I don't think SACD was so much badly marketed as badly timed. It was
introduced at the same time as MP3 players, and an important feature
was that SACDs couldn't be ripped. It looked to me (and to many
others) like that was the real purpose of SACD: an unrippable medium.
High-res was just a teaser to get people to buy them.

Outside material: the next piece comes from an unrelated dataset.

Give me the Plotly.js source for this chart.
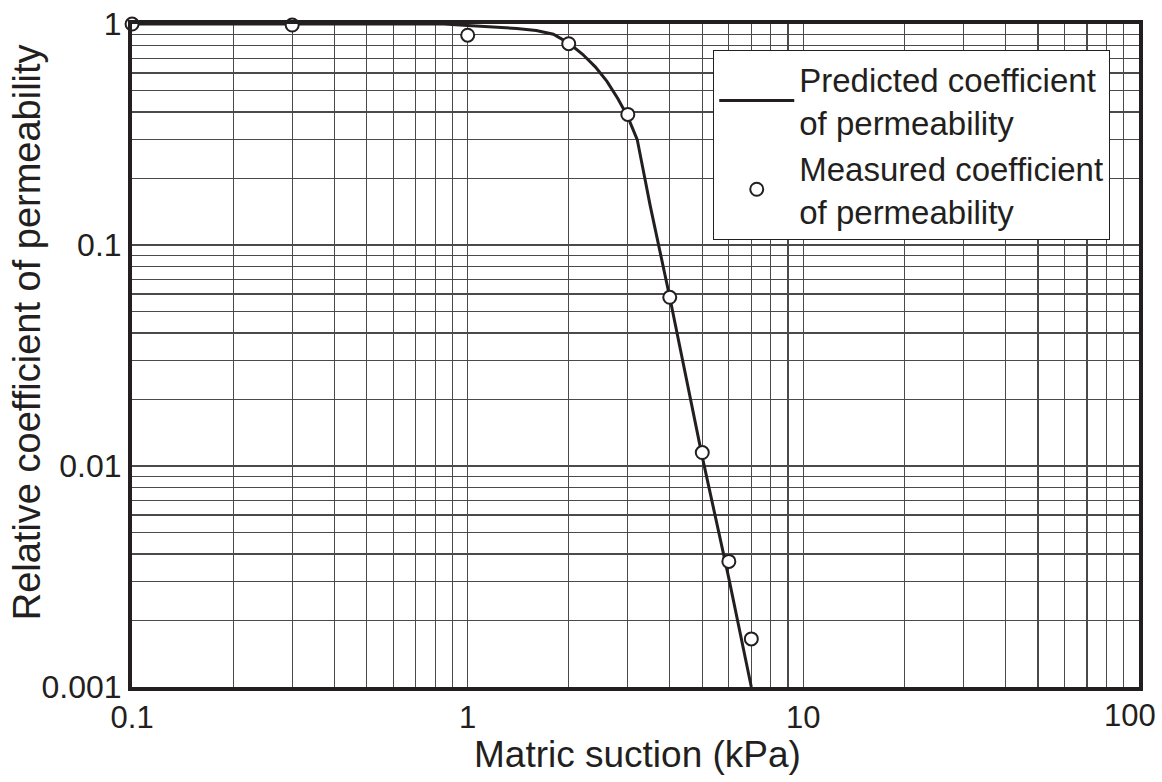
<!DOCTYPE html>
<html>
<head>
<meta charset="utf-8">
<script src="https://cdn.plot.ly/plotly-3.0.1.min.js"></script>
<style>html,body{margin:0;padding:0;background:#fff;}#chart{width:1162px;height:782px;}</style>
</head>
<body>
<div id="chart"></div>
<script>
// Predicted coefficient of permeability (line)
const predX = [0.1, 0.5, 0.85, 1.0, 1.2, 1.4, 1.6, 1.8, 2.0, 2.2, 2.4, 2.6, 2.8, 3.0, 3.2, 3.5, 4.0, 5.0, 6.0, 7.0];
const predY = [1.0, 1.0, 1.0, 0.985, 0.97, 0.955, 0.935, 0.9, 0.82, 0.73, 0.64, 0.55, 0.46, 0.38, 0.3, 0.15, 0.058, 0.011, 0.0031, 0.001];
// Measured coefficient of permeability (points)
const measX = [0.1, 0.3, 1, 2, 3, 4, 5, 6, 7];
const measY = [1.0, 0.99, 0.89, 0.815, 0.39, 0.058, 0.0115, 0.0037, 0.00165];
// Tick labels
const xTickVals = [0.1, 1, 10, 100];
const xTickText = ['0.1', '1', '10', '100'];
const yTickVals = [0.001, 0.01, 0.1, 1];
const yTickText = ['0.001', '0.01', '0.1', '1'];
const seriesNames = ['Predicted coefficient<br>of permeability', 'Measured coefficient<br>of permeability'];
const xTitle = 'Matric suction (kPa)';
const yTitle = 'Relative coefficient of permeability';

function minorVals(lo, hi) {
  const out = [];
  for (let e = lo; e < hi; e++) {
    for (let d = 2; d <= 9; d++) out.push(d * Math.pow(10, e));
  }
  return out;
}

const ink = '#231f20';
const gridCol = '#4a4a4a';
const font = 'Liberation Sans, Arial, Helvetica, sans-serif';
const lastX = xTickVals.length - 1;

const traces = [
  {
    x: predX, y: predY, type: 'scatter', mode: 'lines', name: seriesNames[0],
    line: {color: ink, width: 3}, cliponaxis: false
  },
  {
    x: measX, y: measY, type: 'scatter', mode: 'markers', name: seriesNames[1],
    marker: {symbol: 'circle', size: 13, color: '#ffffff', line: {color: ink, width: 2}},
    cliponaxis: false
  }
];

const layout = {
  width: 1162, height: 782,
  margin: {l: 132, r: 23, t: 24, b: 95},
  paper_bgcolor: '#ffffff', plot_bgcolor: '#ffffff',
  font: {family: font, color: ink, size: 32},
  showlegend: true,
  legend: {
    x: 0.577, y: 0.961, xanchor: 'left', yanchor: 'top',
    bgcolor: '#ffffff', bordercolor: ink, borderwidth: 1.2,
    font: {family: font, size: 33, color: ink},
    itemwidth: 75, tracegroupgap: 2
  },
  xaxis: {
    type: 'log', range: [-1.0002, 2.0002], autorange: false,
    tickmode: 'array', tickvals: xTickVals.slice(0, lastX), ticktext: xTickText.slice(0, lastX),
    ticks: '', tickfont: {size: 31, color: ink},
    showgrid: true, gridcolor: gridCol, gridwidth: 1.2,
    minor: {tickmode: 'array', tickvals: minorVals(-1, 2), showgrid: true, gridcolor: gridCol, gridwidth: 1.2, ticks: ''},
    showline: true, linecolor: ink, linewidth: 4, mirror: true,
    zeroline: false, automargin: false
  },
  yaxis: {
    type: 'log', range: [-3.0002, 0.0002], autorange: false,
    tickmode: 'array', tickvals: yTickVals, ticktext: yTickText,
    ticks: '', tickfont: {size: 32, color: ink}, ticklabeloverflow: 'allow',
    showgrid: true, gridcolor: gridCol, gridwidth: 1.2,
    minor: {tickmode: 'array', tickvals: minorVals(-3, 0), showgrid: true, gridcolor: gridCol, gridwidth: 1.2, ticks: ''},
    showline: true, linecolor: ink, linewidth: 4, mirror: true,
    zeroline: false, automargin: false
  },
  annotations: [
    {
      text: yTitle, xref: 'paper', yref: 'paper', x: 0, y: 0.535,
      xanchor: 'center', yanchor: 'middle', xshift: -105, textangle: -90,
      showarrow: false, font: {family: font, size: 38, color: ink}
    },
    {
      text: xTitle, xref: 'paper', yref: 'paper', x: 0.502, y: 0,
      xanchor: 'center', yanchor: 'middle', yshift: -67,
      showarrow: false, font: {family: font, size: 37, color: ink}
    },
    {
      // last x tick label, kept inside the page like the reference
      text: xTickText[lastX], xref: 'x', yref: 'paper', x: Math.log10(xTickVals[lastX]), y: 0,
      xanchor: 'right', yanchor: 'middle', xshift: 19, yshift: -28,
      showarrow: false, font: {family: font, size: 31, color: ink}
    }
  ]
};

Plotly.newPlot('chart', traces, layout, {displayModeBar: false, staticPlot: true});
</script>
</body>
</html>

This belief was perhaps wrong, and the timing was just an unfortunate
coincidence. But with people's listening moving onto the cloud and
digital players, any format tied to a physical medium is a relic, no
matter how good it can sound. If the new Sony players don't allow the
user the freedom to listen to their music where and how they want
those players will fail, and deservedly so.
Andrew.
I don't think that being not "ripp-able" had anything to do with SACD's
failure.
Failure? SACD is alive and well in the audiophile market. Lot's of new SACDs coming out each week and many of them are really well mastered. SACDs are about as dead as vinyl. IOW they are the rarest of beasts, physical media that is on the rise.